Frei Statt Facebook?

Seit ein paar Monaten gibt es im Web-2.0-Umfeld einen neuen Hype: Facebook. Gestartet ist es als soziales Studenten-Netzwerk (ähnlich dem hierzulande bekannteren studiVZ). Inzwischen hat sich aber nicht nur die Nutzergemeinschaft über das ursprüngliche Studi-Millieu hinausbewegt, sondern es kam vor allem eine soziale und technische Innovation hinzu, die es so bisher noch nicht gab: Das Portal wurde geöffnet zur Integration von Software von Drittanbietern. Das klingt erstmal unspektakulär, hat aber vermutlich weitreichende Folgen. Vermarktet wird das unter dem Schlagwort „Betriebssystem fürs Social Web“. Soll heißen: Jetzt muss nicht mehr jeder Anbieter sein eigenes Portal aufmachen und sich mühsam eine kritische Maße an Benutzern erarbeiten, man kann mit deutlich weniger Aufwand sich einfach in das bestehende soziale Netz von Facebook einklinken (und sich die Werbeeinnahmen teilen). Also ganz ähnlich wie bei der Einführung der ersten Betriebssysteme, die es ermöglichten nicht mehr die Hardware selber ansteuern zu müssen. Tatsächlich kommen nun täglich Dutzende neue Anwendungen und 150.000 User dazu. Viele neue Portale fangen gleich bei Facebook an und viele alte binden ihren Service dort ein.

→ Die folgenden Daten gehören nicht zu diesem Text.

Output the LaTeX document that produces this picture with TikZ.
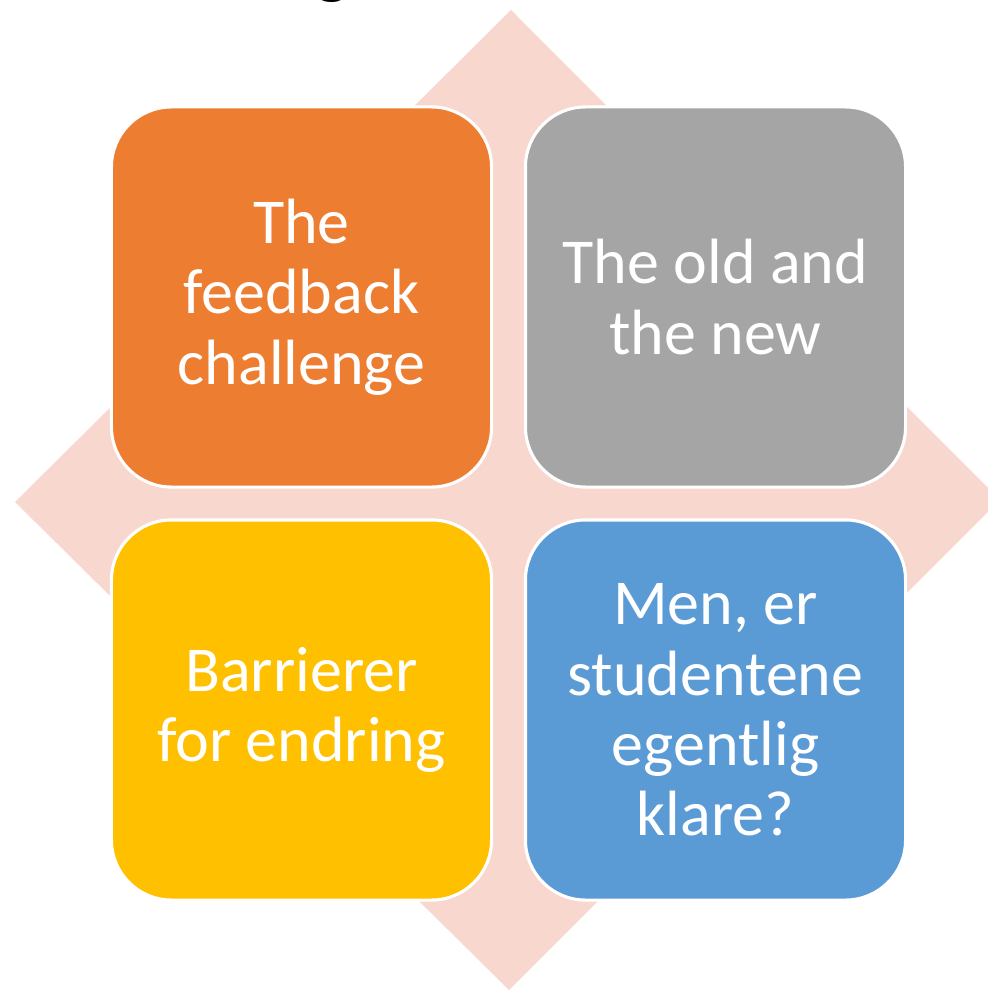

Warum ist das für uns interessant: Ich hab ja schon kürzlich die These aufgestellt, dass mit den sozialen Netzwerken des Web-2.0 eine neue Verwertungsstrategie einzug hält in den Informationskapitalismus. Die direkte Verwertung von digitalen (Universal?)-Gütern wird immer schwerer, also verwertet man statt dem Content die sozialen Netzwerke, die ihn erzeugen. Daraus ergibt sich direkt die Frage: Wie sehen die Chancen für ein offenes und freies Facebook aus? Die Hürden sind auch hier weniger technischer Natur als darin, eine kritische Masse zu erreichen. Eine solche Plattform ist ja nur dann interessant für Anwendungsentwickler, wenn sie Zugang zu einem sozialen Netz gewährt, dass sie sich nicht erst aufbauen müssen. Nun gibt es aber leider noch kein offenes und freies soziales Netzwerk in entsprechend interessanter Größenordnung. Entscheidend dürfte sein, wie in den nächsten Monaten die Übernahmeschlacht rund um das (noch) eigenständige Facebook ausgeht. Zur Zeit werden ständig höhere Milliardensummen genannt, die die Big Player Facebook geboten hätten. Auch ist klar, dass diese bei so einem Ding auf jeden Fall dabei sein müssen, wenn sie ihren Status halten wollen. Je länger Facebook unabhängig bleibt umso schwieriger wird es für die Big Player ein alternatives „Betriebssystem“ zu etablieren. Und vielleicht werden sich dann irgendwann einige der Big Player eine freie und offene Alternative unterstützen um nicht dem neuen Monopolisten ausgesetzt zu werden. Besser wäre es, dann läge schon was vor… und noch besser wäre es, es wäre eine Lösung, die mit dezentraler Datenhaltung arbeitet und so die Datenschutzprobleme umgeht die ansonsten mit so einem Web-Betriebssystem verbunden sind.